** BEGIN Provided information **

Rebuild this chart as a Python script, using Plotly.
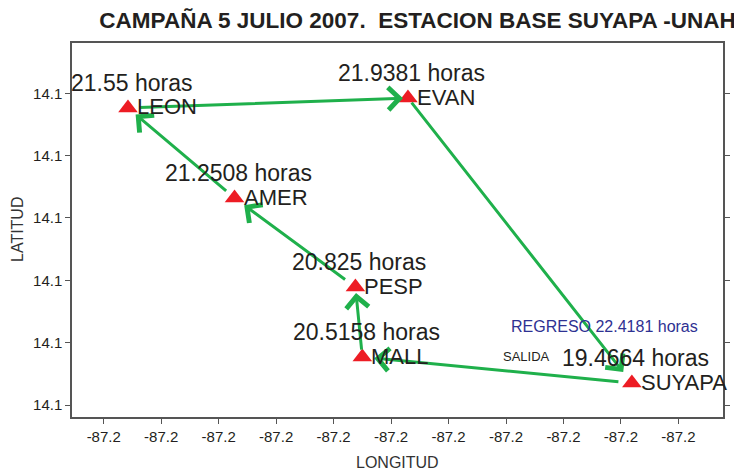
import plotly.graph_objects as go

# ---- data ----
stations = ["LEON", "EVAN", "AMER", "PESP", "MALL", "SUYAPA"]
lon = [-87.22289, -87.19853, -87.21362, -87.20310, -87.20250, -87.17905]
lat = [14.09882, 14.09962, 14.09160, 14.08446, 14.07885, 14.07676]
hours = ["21.55", "21.9381", "21.2508", "20.825", "20.5158", "19.4664"]
route = ["SUYAPA", "MALL", "PESP", "AMER", "LEON", "EVAN", "SUYAPA"]
return_hours = "22.4181"

x_tickvals = [-87.225, -87.220, -87.215, -87.210, -87.205, -87.200,
              -87.195, -87.190, -87.185, -87.180, -87.175]
x_ticktext = ["-87.2"] * len(x_tickvals)
y_tickvals = [14.075, 14.080, 14.085, 14.090, 14.095, 14.100]
y_ticktext = ["14.1"] * len(y_tickvals)

title_text = "CAMPAÑA 5 JULIO 2007.  ESTACION BASE SUYAPA -UNAH"

# ---- styles ----
FONT = "Liberation Sans, Arial, sans-serif"
TXT = "#231f20"
GREEN = "#1fb04b"
RED = "#ed1c24"
AXC = "#555555"
W, H = 734, 464  # page body has an 8px margin

pos = {s: (lon[i], lat[i]) for i, s in enumerate(stations)}

fig = go.Figure()
fig.add_trace(go.Scatter(
    x=lon, y=lat, mode="markers",
    marker=dict(symbol="triangle-up", size=17, color=RED, line=dict(width=0)),
    cliponaxis=False, hoverinfo="text", text=stations, showlegend=False,
))

annotations = []
# arrows along the route
head_standoff = {"MALL": 12, "PESP": 6, "AMER": 12, "LEON": 10, "EVAN": 5, "SUYAPA": 14}
tail_standoff = {"SUYAPA": 12, "MALL": 6, "PESP": 11, "AMER": 9, "LEON": 10, "EVAN": 4}
for a, b in zip(route[:-1], route[1:]):
    annotations.append(dict(
        x=pos[b][0], y=pos[b][1], ax=pos[a][0], ay=pos[a][1],
        xref="x", yref="y", axref="x", ayref="y",
        text="", showarrow=True, arrowhead=4, arrowsize=1.45,
        arrowwidth=3, arrowcolor=GREEN,
        standoff=head_standoff[b], startstandoff=tail_standoff[a],
    ))

# station names and times
for s, h in zip(stations, hours):
    annotations.append(dict(
        x=pos[s][0], y=pos[s][1], xref="x", yref="y",
        text=s, showarrow=False, xanchor="left", yanchor="middle",
        xshift=7, yshift=1, font=dict(family=FONT, size=22, color=TXT),
    ))
    annotations.append(dict(
        x=pos[s][0], y=pos[s][1], xref="x", yref="y",
        text=f"{h} horas", showarrow=False, xanchor="center", yanchor="middle",
        xshift=4, yshift=25, font=dict(family=FONT, size=23, color=TXT),
    ))

sx, sy = pos["SUYAPA"]
annotations.append(dict(
    x=sx, y=sy, xref="x", yref="y", text=f"REGRESO {return_hours} horas",
    showarrow=False, xanchor="center", yanchor="middle", xshift=-27, yshift=57,
    font=dict(family=FONT, size=16, color="#2e3192"),
))
annotations.append(dict(
    x=sx, y=sy, xref="x", yref="y", text="SALIDA",
    showarrow=False, xanchor="center", yanchor="middle", xshift=-105, yshift=27,
    font=dict(family=FONT, size=13, color=TXT),
))

# axis titles
annotations.append(dict(
    x=0.5, y=0, xref="paper", yref="paper", text="LONGITUD", showarrow=False,
    xanchor="center", yanchor="middle", yshift=-45,
    font=dict(family=FONT, size=16, color="#333333"),
))
annotations.append(dict(
    x=0, y=0.5, xref="paper", yref="paper", text="LATITUD", showarrow=False,
    xanchor="center", yanchor="middle", xshift=-55, textangle=-90,
    font=dict(family=FONT, size=16, color="#333333"),
))

fig.update_layout(
    width=W, height=H,
    margin=dict(l=64, r=13, t=35, b=55),
    paper_bgcolor="white", plot_bgcolor="white",
    title=dict(text=f"<b>{title_text}</b>", xref="container", yref="container",
               x=409.5 / W, y=1 - 12 / H, xanchor="center", yanchor="middle",
               font=dict(family=FONT, size=22.5, color=TXT)),
    annotations=annotations,
    xaxis=dict(range=[-87.22776, -87.17112], tickvals=x_tickvals, ticktext=x_ticktext,
               showgrid=False, zeroline=False, showline=True, mirror=True,
               linecolor=AXC, linewidth=1.5, ticks="outside", ticklen=5,
               tickcolor=AXC, tickwidth=1.2,
               tickfont=dict(family=FONT, size=15, color=TXT)),
    yaxis=dict(range=[14.07404, 14.10403], tickvals=y_tickvals, ticktext=y_ticktext,
               showgrid=False, zeroline=False, showline=True, mirror="ticks",
               linecolor=AXC, linewidth=1.5, ticks="outside", ticklen=5,
               tickcolor=AXC, tickwidth=1.2,
               tickfont=dict(family=FONT, size=15, color=TXT)),
)

fig.write_html("out.html")
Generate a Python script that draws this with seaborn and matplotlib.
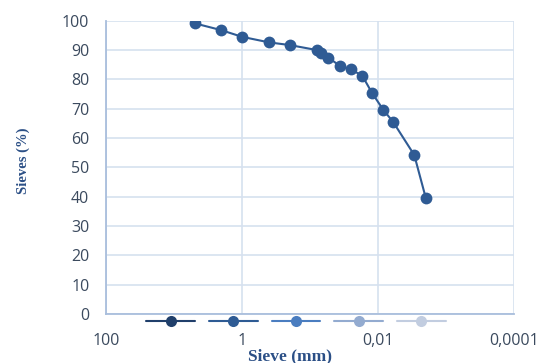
import matplotlib
matplotlib.use("Agg")
import matplotlib.pyplot as plt
from matplotlib.lines import Line2D
from matplotlib.ticker import FixedLocator, NullLocator
import seaborn as sns
import pandas as pd

# Grain-size distribution: sieve opening (mm) and percentage passing
sieve_mm = [4.97, 2.04, 1.0, 0.40, 0.20, 0.080, 0.070, 0.054, 0.037, 0.025,
            0.0171, 0.0122, 0.0084, 0.0060, 0.00295, 0.00199]
passing_pct = [99.1, 96.8, 94.5, 92.6, 91.7, 90.0, 88.9, 87.4, 84.7, 83.4,
               81.2, 75.2, 69.6, 65.4, 54.2, 39.4]

x_ticks = [100, 1, 0.01, 0.0001]
x_tick_labels = ["100", "1", "0,01", "0,0001"]
y_ticks = list(range(0, 101, 10))

legend_colors = ["#203f6b", "#2e5b94", "#4a7dc0", "#93abd0", "#c2cde0"]

sns.set_theme(style="white")
plt.rcParams["font.family"] = ["Open Sans", "DejaVu Sans"]

df = pd.DataFrame({"sieve": sieve_mm, "passing": passing_pct})

fig = plt.figure(figsize=(5.49, 3.63), dpi=100)
ax = fig.add_axes([106 / 549, 1 - 314 / 363, (514.3 - 106) / 549, (314 - 20.7) / 363])

line_color = "#2f5b94"
sns.lineplot(data=df, x="sieve", y="passing", sort=False, ax=ax,
             color=line_color, linewidth=1.5, marker="o", markersize=8.5,
             markeredgewidth=0, zorder=3)

ax.set_xscale("log")
ax.set_xlim(100, 0.0001)
ax.set_ylim(0, 100)
ax.xaxis.set_major_locator(FixedLocator(x_ticks))
ax.xaxis.set_minor_locator(NullLocator())
ax.set_xticklabels(x_tick_labels)
ax.set_yticks(y_ticks)

grid_color = "#d6e1ef"
ax.grid(True, color=grid_color, linewidth=1.2, zorder=0)
ax.set_axisbelow(True)
for side in ["top", "right"]:
    ax.spines[side].set_visible(False)
for side in ["left", "bottom"]:
    ax.spines[side].set_color("#a9bedc")
    ax.spines[side].set_linewidth(1.3)

tick_color = "#3b4a5e"
ax.tick_params(axis="y", length=0, pad=12, labelsize=11.5, labelcolor=tick_color)
ax.tick_params(axis="x", length=0, pad=14, labelsize=11.5, labelcolor=tick_color)

ax.set_xlabel("")
ax.set_ylabel("")

label_color = "#2b4f86"
fig.text(23 / 549, 1 - 161 / 363, "Sieves (%)", rotation=90, ha="center", va="center",
         fontsize=10.5, fontweight="bold", color=label_color, family="Liberation Serif")
fig.text(290 / 549, 1 - 356 / 363, "Sieve (mm)", ha="center", va="center",
         fontsize=12.5, fontweight="bold", color=label_color, family="Liberation Serif")

handles = [Line2D([0], [0], color=c, linewidth=1.5, marker="o", markersize=8,
                  markeredgewidth=0) for c in legend_colors]
fig.legend(handles, [""] * len(handles), loc="center",
           bbox_to_anchor=(296 / 549, 1 - 323 / 363), ncol=5, frameon=False,
           handlelength=3.2, handletextpad=0.0, columnspacing=0.9)

fig.savefig("out.png", dpi=100)
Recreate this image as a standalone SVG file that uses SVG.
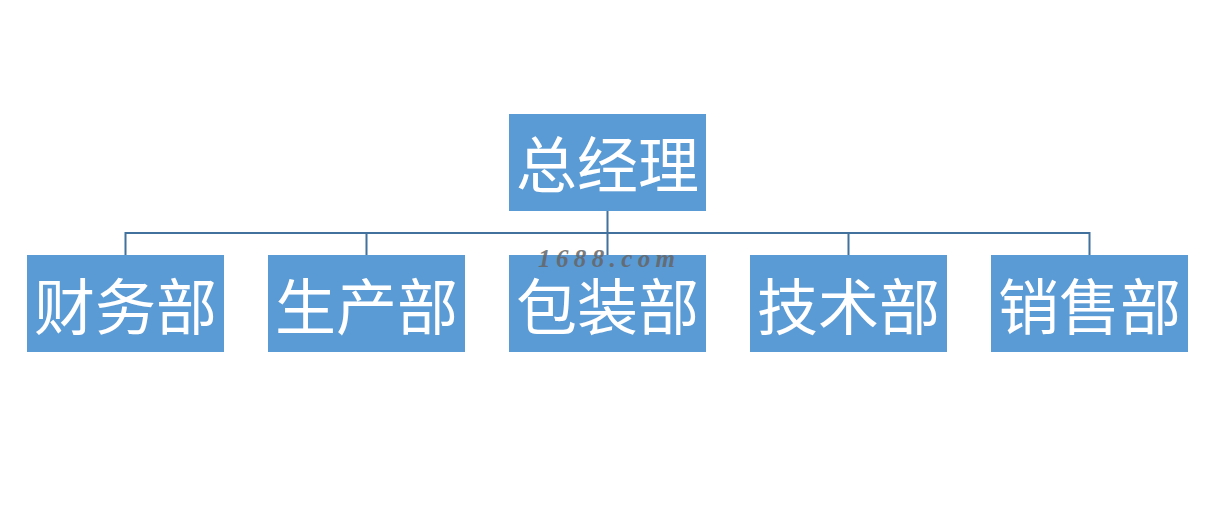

** END Provided information **

● **What to do**
Identify every line above with the string "that" in it. Copy those lines.

● **Written response**
Generate a Python script that draws this with seaborn and matplotlib.
Recreate this image as a standalone SVG file that uses SVG.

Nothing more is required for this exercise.